Since reaching out to visiting college skiers, BEA’s summer training group has grown to be one of the largest in the country. This summer, the group includes 30 NCAA athletes from colleges on both coasts, as well as 22 local middle school and high school students who have signed up to train alongside the collegians.
Zoe Snow, a rising senior at Dartmouth College in New Hampshire, said she decided to train in Bend at the recommendation of her teammate Emily Hyde, a 2015 Summit High School grad who trained with Bend-based Mt. Bachelor Sports Education Foundation.
“(Hyde) really enjoyed the program out here,” Snow said after an afternoon weight training session at the BEA facility last week. “We decided to get a group of girls out here to train.”
“I just followed her,” added Cate Brams, a rising senior at Middlebury College in Vermont who has skied with Snow since the two were fifth-graders living in the Boston area. “She’s like, this is our last summer training, so I’m going out to Bend. You should come.”
The training group meets eight times a week: Most weekdays start with a morning workout on roller skis, and Tuesday, Wednesday and Thursday afternoons are spent in the weight room at BEA’s new headquarters on Third Street.
“The idea is that we do all of the hard work, we do all of the focused training here,” BEA nordic director Bernie Nelson said during a strength and conditioning session where the athletes powered through sets of modified pushups, lunges and weighted situps. “But they get to play, too. You know, five-hour hikes, that’s good training for them. I leave their weekends open, and I also leave a couple afternoons open so they can go and enjoy the trails and take part in the Bend life that we all take for granted.”
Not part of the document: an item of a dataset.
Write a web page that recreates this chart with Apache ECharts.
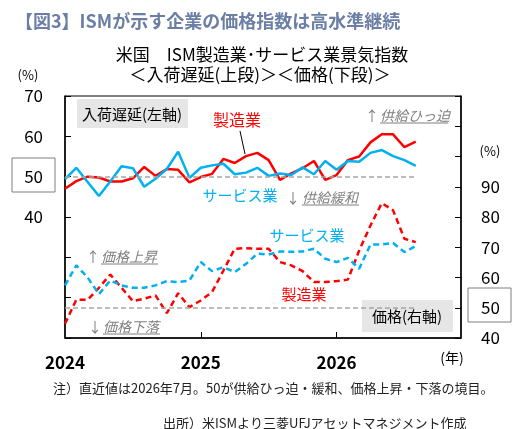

Several of the visiting skiers said their favorite part of the summer is the weekend. They are still supposed to do something athletic, but they are allowed to choose the activity and where they would like to explore.
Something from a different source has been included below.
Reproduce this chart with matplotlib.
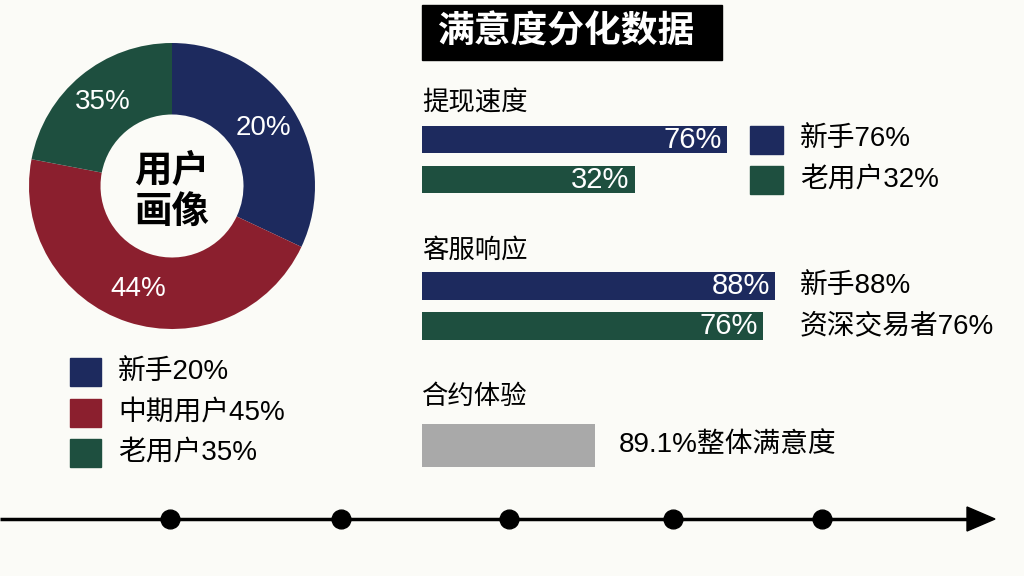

“I do a lot of backcountry skiing, so I got to South Sister on my birthday in June, which was pretty sweet,” said Bill Harmeyer, who is preparing for his sophomore season at the University of Vermont. “There was so much snow.”
Harmeyer’s friend Forrest Hamilton, a rising sophomore at Bates College in Maine, said he enjoys rock climbing and makes a point to climb at Smith Rock on a regular basis.
Brams and Hamilton said they are aware of other programs that bring in collegiate skiers for summer training, including Sun Valley Ski & Snowboard Teams in Idaho and Loppet Nordic Racing in Minneapolis, but few that draw more than a dozen NCAA skiers.
“For the college kids, really the idea is that we get them stronger, fitter, and teach them a little bit about the balance between sport and life,” Nelson explained. “They move out here, they all, for the most part, integrate into the local community.”
Most get jobs in town during their stay.
“We have lots of dishwashers, lots of servers,” Nelson observed.
Harmeyer and Hamilton both said they work late hours at restaurants in Bend, which can make early training sessions a challenge. Snow said she works at several local nonprofits that serve families and children, while Brams works at Saving Grace, a women’s shelter and support group, while finishing up her summer coursework. Due to NCAA rules, most students receive no funding from their college programs to help them cover the cost of training with BEA. Some skiers work odd jobs around BEA headquarters and live with host families to cut down on expenses, but most live in rentals with a few friends.
“The best part is living with a bunch of my friends, and I think the hardest part is also living with a bunch of my friends,” Brams joked. “But it’s been really special. I’ll stop skiing after this year, so it’s special to get that kind of vibe for my last year doing this.”